If I understand correctly,

%t0 = gpu.launch_func async ...
%t1 = gpu.wait async [%t0]

will now convert to

%stream0 = llvm.call @mgpuStreamCreate()
llvm.call @mgpuLaunchKernel(%stream0, ...)       // assumption: inserted before gpu.launch_func
%t0 = gpu.launch_func async ...                  // marked for deletion
%event = llvm.call @mgpuEventCreate()            // after definition of %t0, not %stream0
llvm.call @mgpuEventRecord(%event, %stream0)
%stream1 = llvm.call @mgpuStreamCreate()
llvm.call @mgpuStreamWaitEvent(%stream1, %event)
llvm.call @mgpuEventDestroy(%event)
%t1 = gpu.wait async [%t0]                       // marked for deletion

Side note: my intention is that streams will only be created with explicit gpu.wait async ops, but your point still holds.

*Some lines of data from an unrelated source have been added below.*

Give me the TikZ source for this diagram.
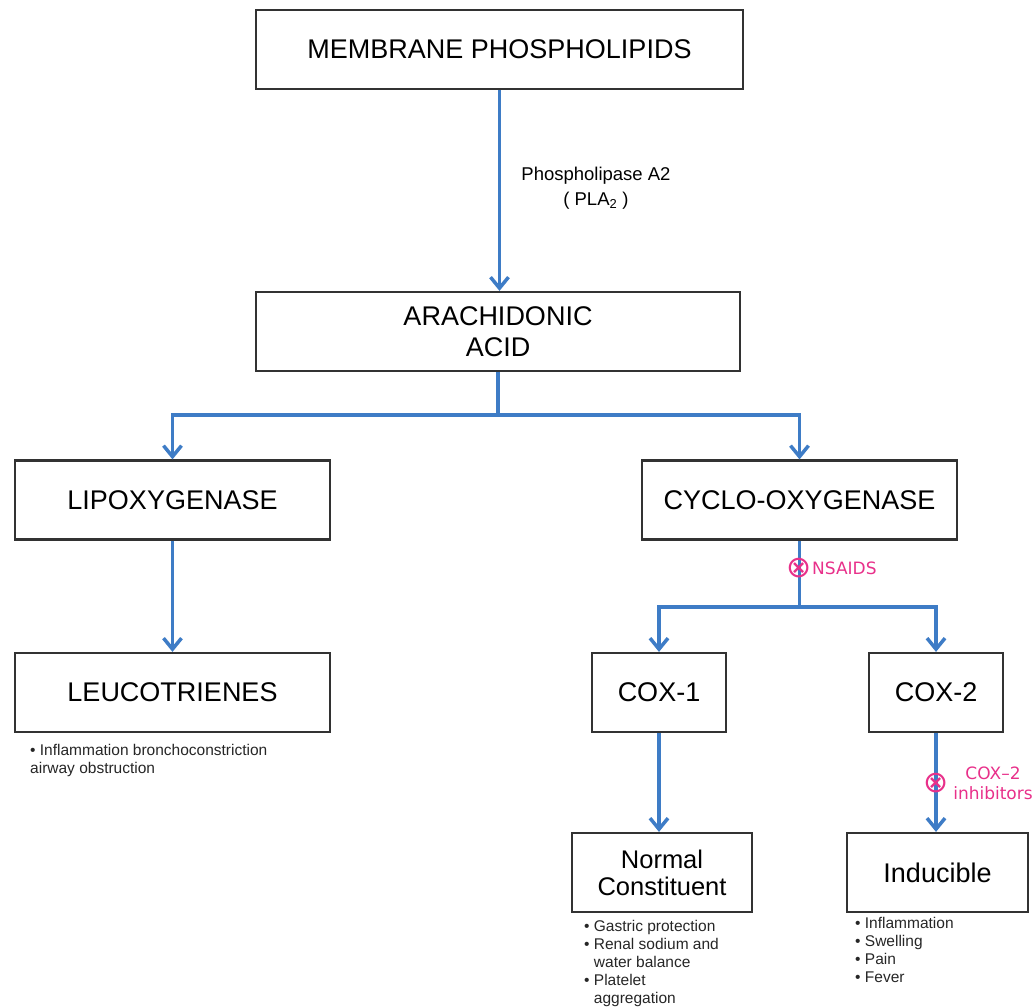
\documentclass[tikz,border=0pt]{standalone}
\usepackage{fontspec}
\setmainfont{Liberation Sans}
\newfontfamily\markfont{DejaVu Sans}
\usetikzlibrary{arrows.meta}
\definecolor{flowblue}{RGB}{62,124,198}
\definecolor{inhibpink}{RGB}{232,48,138}
\definecolor{boxgray}{RGB}{50,50,50}
\begin{document}
\begin{tikzpicture}[x=1pt,y=-1pt,
	box/.style={draw=boxgray,line width=2.2pt,fill=white,minimum height=79pt,inner sep=0pt,font=\fontsize{27}{31}\selectfont,align=center},
	link/.style={draw=flowblue,line width=3.5pt},
	arrow/.style={link,-{Straight Barb[length=11pt,width=18pt]}},
	note/.style={font=\fontsize{15.5}{18}\selectfont,text=black!85,align=left,anchor=north west,inner sep=0pt},
	block/.style={text=inhibpink,font=\markfont\fontsize{17}{20}\selectfont,inner sep=0pt},
	blockmark/.style={block,font=\markfont\fontsize{30}{30}\selectfont}]
				\useasboundingbox (0,0) rectangle (1035,1008);
				\node[box,minimum width=487pt] (memb) at (499.5,49.5) {MEMBRANE PHOSPHOLIPIDS};
				\node[box,minimum width=484pt] (arach) at (498,331.5) {ARACHIDONIC\\ACID};
				\node[box,minimum width=315pt] (lipox) at (172.5,500) {LIPOXYGENASE};
				\node[box,minimum width=315pt] (cyclo) at (799.5,500) {CYCLO-OXYGENASE};
				\node[box,minimum width=315pt] (leuco) at (172.5,692.5) {LEUCOTRIENES};
				\node[box,minimum width=134pt] (cox1) at (659,692.5) {COX-1};
				\node[box,minimum width=134pt] (cox2) at (936,692.5) {COX-2};
				\node[box,minimum width=180pt,font=\fontsize{25.5}{27}\selectfont] (normal) at (662,872.5) {Normal\\Constituent};
				\node[box,minimum width=181pt] (induc) at (937.5,872.5) {Inducible};
				\draw[arrow] (memb.south) -- (memb.south |- arach.north);
				\node[font=\fontsize{18.5}{25}\selectfont,align=center] (pla) at (596,188) {Phospholipase A2\\( PLA\textsubscript{2} )};
				\coordinate (fork1) at (arach.south |- 0,415);
				\draw[link] (arach.south) -- (fork1);
				\draw[arrow] (fork1) -| (lipox.north);
				\draw[arrow] (fork1) -| (cyclo.north);
				\draw[arrow] (lipox) -- (leuco);
				\coordinate (fork2) at (cyclo.south |- 0,607);
				\draw[link] (cyclo.south) -- (fork2);
				\draw[arrow] (fork2) -| (cox1.north);
				\draw[arrow] (fork2) -| (cox2.north);
				\node[blockmark] (nsaidmark) at (cyclo.south |- 0,568) {⊗};
				\node[block,anchor=west] (nsaids) at (812,568) {NSAIDS};
				\draw[arrow] (cox1.south) -- (cox1.south |- normal.north);
				\draw[arrow] (cox2.south) -- (cox2.south |- induc.north);
				\node[blockmark] (coxmark) at (cox2.south |- 0,783) {⊗};
				\node[block,align=center] (coxinhib) at (993,783) {COX–2\\inhibitors};
				\node[note] (leucnote) at (30,744) {• Inflammation bronchoconstriction\\airway obstruction};
				\node[note] (normnote) at (584,920) {• Gastric protection\\• Renal sodium and\\\phantom{• }water balance\\• Platelet\\\phantom{• }aggregation};
				\node[note] (inducnote) at (855,917) {• Inflammation\\• Swelling\\• Pain\\• Fever};
			\end{tikzpicture}
\end{document}
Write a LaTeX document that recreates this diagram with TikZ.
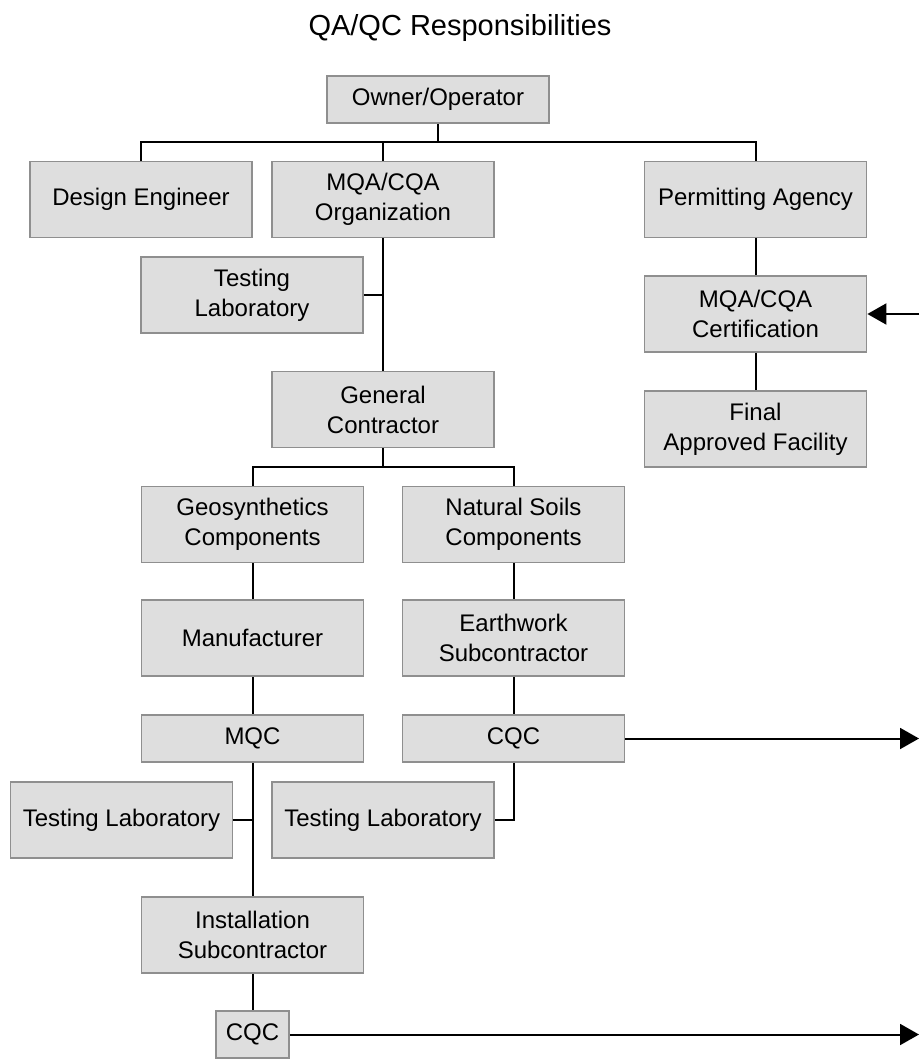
\documentclass[tikz,border=0pt]{standalone}
\usepackage{fontspec}
\setmainfont{Liberation Sans}
\usetikzlibrary{arrows.meta}
\definecolor{boxfill}{HTML}{DEDEDE}
\definecolor{boxline}{HTML}{8F8F8F}
\begin{document}
\begin{tikzpicture}[x=0.5pt,y=-0.5pt,
  box/.style={draw=boxline, fill=boxfill, line width=0.9pt, align=center,
    minimum width=111pt, minimum height=38pt, inner sep=0pt,
    font=\fontsize{12}{15}\selectfont},
  thinbox/.style={box, minimum height=23.5pt},
  conn/.style={draw=black, line width=1pt},
  arr/.style={conn, -{Triangle[length=9.5pt,width=10.5pt]}}]
\useasboundingbox (0,0) rectangle (920,1059);
\fill[white] (0,0) rectangle (920,1059);
\node[font=\fontsize{14.5}{17}\selectfont, anchor=base] (title) at (460,36) {QA/QC Responsibilities};
% boxes
\node[thinbox] (owner) at (438,99.5) {Owner/Operator};
\node[box] (design) at (141,199.5) {Design Engineer};
\node[box] (mqaorg) at (383,199.5) {MQA/CQA\\Organization};
\node[box] (permit) at (755.5,199.5) {Permitting Agency};
\node[box] (tl1) at (252,295) {Testing\\Laboratory};
\node[box] (cert) at (755.5,314) {MQA/CQA\\Certification};
\node[box] (gc) at (383,409.5) {General\\Contractor};
\node[box] (final) at (755.5,429) {Final\\Approved Facility};
\node[box] (geo) at (252.5,524.5) {Geosynthetics\\Components};
\node[box] (nat) at (513.5,524.5) {Natural Soils\\Components};
\node[box] (manuf) at (252.5,638) {Manufacturer};
\node[box] (earth) at (513.5,638) {Earthwork\\Subcontractor};
\node[thinbox] (mqc) at (252.5,738.5) {MQC};
\node[thinbox] (cqc1) at (513.5,738.5) {CQC};
\node[box] (tl2) at (121.5,820) {Testing Laboratory};
\node[box] (tl3) at (383,820) {Testing Laboratory};
\node[box] (inst) at (252.5,935) {Installation\\Subcontractor};
\node[thinbox, minimum width=36.5pt] (cqc2) at (252.5,1034.5) {CQC};
% junction coordinates
\coordinate (j1) at (438,142);
\coordinate (j2) at (383,467);
\coordinate (r1) at (919,738.5);
\coordinate (r2) at (919,1034.5);
\coordinate (r3) at (919,314);
% connectors
\draw[conn] (owner.south) -- (j1);
\draw[conn] (design.north) |- (j1) -| (permit.north);
\draw[conn] (mqaorg.north) -- (mqaorg.north |- j1);
\draw[conn] (mqaorg.south) -- (gc.north);
\draw[conn] (tl1.east) -- (tl1.east -| mqaorg.south);
\draw[conn] (permit.south) -- (cert.north);
\draw[conn] (cert.south) -- (final.north);
\draw[conn] (gc.south) -- (j2);
\draw[conn] (geo.north) |- (j2) -| (nat.north);
\draw[conn] (geo.south) -- (manuf.north);
\draw[conn] (manuf.south) -- (mqc.north);
\draw[conn] (mqc.south) -- (inst.north);
\draw[conn] (inst.south) -- (cqc2.north);
\draw[conn] (tl2.east) -- (tl2.east -| mqc.south);
\draw[conn] (nat.south) -- (earth.north);
\draw[conn] (earth.south) -- (cqc1.north);
\draw[conn] (cqc1.south) |- (tl3.east);
\draw[arr] (cqc1.east) -- (r1);
\draw[arr] (cqc2.east) -- (r2);
\draw[arr] (r3) -- (cert.east);
\end{tikzpicture}
\end{document}
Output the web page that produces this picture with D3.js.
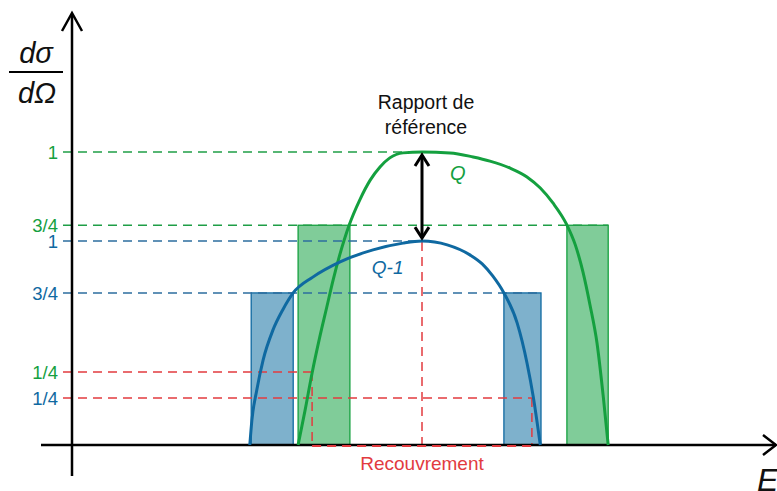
<!DOCTYPE html>
<html><head><meta charset="utf-8">
<script src="https://cdn.jsdelivr.net/npm/d3@7"></script>
<style>html,body{margin:0;padding:0;background:#fff;} svg{display:block;font-family:"Liberation Sans",Arial,sans-serif;}</style>
</head><body>
<script>
// ---- data (E in arbitrary units, cross-section normalised to Q peak = 1) ----
const energyQ  = [32.3, 33.3, 34.3, 35.4, 36.4, 37.3, 39.6, 41.1, 42.6, 44.0, 45.4, 47.3, 50.0, 54.0, 57.3, 59.7, 62.6, 65.0, 66.9, 68.7, 70.7, 71.9, 73.0, 74.0, 75.0, 75.9, 76.6];
const valueQ   = [0,    0.119,0.246,0.369,0.471,0.563,0.751,0.836,0.904,0.949,0.980,0.997,1.0,  0.997,0.983,0.969,0.945,0.915,0.877,0.826,0.751,0.683,0.590,0.478,0.348,0.164,0];
const energyQ1 = [25.4, 25.7, 26.4, 27.3, 28.7, 30.1, 31.6, 34.4, 38.3, 43.0, 47.3, 50.0, 53.6, 56.9, 58.6, 60.1, 61.7, 63.6, 65.0, 65.9, 66.9];
const valueQ1  = [0,    0.085,0.188,0.290,0.392,0.461,0.519,0.573,0.625,0.666,0.689,0.696,0.683,0.648,0.618,0.577,0.519,0.416,0.280,0.164,0];
const barStart  = [25.6, 32.3, 61.7, 70.7];
const barEnd    = [31.6, 39.7, 67.0, 76.6];
const barHeight = [0.519, 0.75, 0.519, 0.75];
const barSeries = ["Q-1", "Q", "Q-1", "Q"];
const tickValues = [1, 0.75, 0.696, 0.519, 0.249, 0.160];
const tickLabels = ["1", "3/4", "1", "3/4", "1/4", "1/4"];
const tickSeries = ["Q", "Q", "Q-1", "Q-1", "Q", "Q-1"];
const guideEnd   = [50, 76.6, 50, 67.0, 34.3, 65.7];
const guideKind  = ["Q", "Q", "Q-1", "Q-1", "red", "red"];
const peakE = 50;

const W = 777, H = 491;
const col = {Q: "#14a03f", "Q-1": "#0f69a1", red: "#e23b3f"};
const fill = {Q: "#80cc99", "Q-1": "#7eb1cc"};
const dashCol = {Q: "#1f9e47", "Q-1": "#2d6d9f", red: "#e23b3f"};

const x = d3.scaleLinear().domain([0, 100]).range([72, 772]);
const y = d3.scaleLinear().domain([0, 1]).range([445, 152]);
const tickLen = 9;

const svg = d3.select("body").append("svg").attr("width", W).attr("height", H);

// bars
svg.append("g").selectAll("rect").data(barStart).join("rect")
  .attr("x", (d) => x(d))
  .attr("y", (d, i) => y(barHeight[i]))
  .attr("width", (d, i) => x(barEnd[i]) - x(d))
  .attr("height", (d, i) => y(0) - y(barHeight[i]))
  .attr("fill", (d, i) => fill[barSeries[i]])
  .attr("stroke", (d, i) => col[barSeries[i]])
  .attr("stroke-width", 1.3);

// dashed guides
const g = svg.append("g").attr("fill", "none").attr("stroke-width", 1.5).attr("stroke-dasharray", "9,6");
tickValues.forEach((v, i) => {
  const k = guideKind[i];
  g.append("line").attr("x1", x(0) - tickLen).attr("x2", x(guideEnd[i]))
    .attr("y1", y(v)).attr("y2", y(v)).attr("stroke", dashCol[k]);
  if (k === "red") {
    g.append("line").attr("x1", x(guideEnd[i])).attr("x2", x(guideEnd[i]))
      .attr("y1", y(v)).attr("y2", y(0)).attr("stroke", dashCol.red);
  }
});
// red vertical at peak
g.append("line").attr("x1", x(peakE)).attr("x2", x(peakE)).attr("y1", y(1)).attr("y2", y(0)).attr("stroke", dashCol.red);

// axes
const ax = svg.append("g").attr("stroke", "#000").attr("fill", "none").attr("stroke-width", 2.5);
ax.append("line").attr("x1", 41).attr("x2", 776).attr("y1", y(0)).attr("y2", y(0));
ax.append("line").attr("x1", x(0)).attr("x2", x(0)).attr("y1", 476).attr("y2", 14);
ax.append("path").attr("d", `M${x(0)-10},31 L${x(0)},13 L${x(0)+10},31`);
ax.append("path").attr("d", `M763,435 L776,${y(0)} L763,455`);
// red overlap line along axis
svg.append("line").attr("x1", x(34.3)).attr("x2", x(65.7)).attr("y1", y(0) + 1).attr("y2", y(0) + 1)
  .attr("stroke", dashCol.red).attr("stroke-width", 2).attr("stroke-dasharray", "9,6");

// curves
const line = d3.line().curve(d3.curveMonotoneX);
svg.append("path").attr("d", line(energyQ.map((e, i) => [x(e), y(valueQ[i])])))
  .attr("fill", "none").attr("stroke", col.Q).attr("stroke-width", 3);
svg.append("path").attr("d", line(energyQ1.map((e, i) => [x(e), y(valueQ1[i])])))
  .attr("fill", "none").attr("stroke", col["Q-1"]).attr("stroke-width", 3);

// double arrow
const ar = svg.append("g").attr("stroke", "#000").attr("fill", "none").attr("stroke-width", 3);
const ay1 = y(1) + 3, ay2 = y(0.696) - 3;
ar.append("line").attr("x1", x(peakE)).attr("x2", x(peakE)).attr("y1", ay1).attr("y2", ay2);
ar.append("path").attr("d", `M${x(peakE)-7},${ay1+11} L${x(peakE)},${ay1} L${x(peakE)+7},${ay1+11}`);
ar.append("path").attr("d", `M${x(peakE)-7},${ay2-11} L${x(peakE)},${ay2} L${x(peakE)+7},${ay2-11}`);

// tick labels
svg.append("g").selectAll("text").data(tickValues).join("text")
  .attr("x", 58).attr("y", (d) => y(d)).attr("dy", "0.36em")
  .attr("text-anchor", "end").attr("font-size", 18.5)
  .attr("fill", (d, i) => col[tickSeries[i]]).text((d, i) => tickLabels[i]);

// annotations
svg.append("text").attr("x", x(55.1)).attr("y", y(0.93)).attr("dy", "0.36em")
  .attr("text-anchor", "middle").attr("font-size", 20).attr("font-style", "italic").attr("fill", col.Q).text("Q");
svg.append("text").attr("x", x(45.1)).attr("y", y(0.607)).attr("dy", "0.36em")
  .attr("text-anchor", "middle").attr("font-size", 19).attr("font-style", "italic").attr("fill", col["Q-1"]).text("Q-1");
svg.append("text").attr("x", x(peakE) + 4).attr("y", 109).attr("text-anchor", "middle").attr("font-size", 19.5).attr("fill", "#111").text("Rapport de");
svg.append("text").attr("x", x(peakE) + 4).attr("y", 134).attr("text-anchor", "middle").attr("font-size", 19.5).attr("fill", "#111").text("référence");
svg.append("text").attr("x", x(peakE)).attr("y", 470).attr("text-anchor", "middle").attr("font-size", 19).attr("fill", dashCol.red).text("Recouvrement");

// axis titles
svg.append("text").attr("x", 757).attr("y", 491).attr("font-size", 32).attr("font-style", "italic").attr("fill", "#111").text("E");
svg.append("text").attr("x", 36).attr("y", 63).attr("text-anchor", "middle").attr("font-size", 29).attr("font-style", "italic").attr("fill", "#111").text("dσ");
svg.append("line").attr("x1", 9).attr("x2", 63).attr("y1", 72).attr("y2", 72).attr("stroke", "#000").attr("stroke-width", 2);
svg.append("text").attr("x", 37).attr("y", 103).attr("text-anchor", "middle").attr("font-size", 29).attr("font-style", "italic").attr("fill", "#111").text("dΩ");
</script>
</body></html>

herhut accepted this revision.Oct 21 2020, 7:19 AM

Thanks.

mlir/lib/Conversion/GPUCommon/ConvertLaunchFuncToRuntimeCalls.cpp
326

Can you add a comment here why getOperands is used. This is somewhat special and not obvious.

330

Can you just copy this to the comment in the code. I think it would serve well as documentation,

mlir/test/Conversion/GPUCommon/lower-wait-to-gpu-runtime-calls.mlir
5

Please remember to add a test with a gpu.launch once that supports async launches.

This revision is now accepted and ready to land.Oct 21 2020, 7:19 AM
This revision was landed with ongoing or failed builds.Oct 21 2020, 9:20 AM
This revision was automatically updated to reflect the committed changes.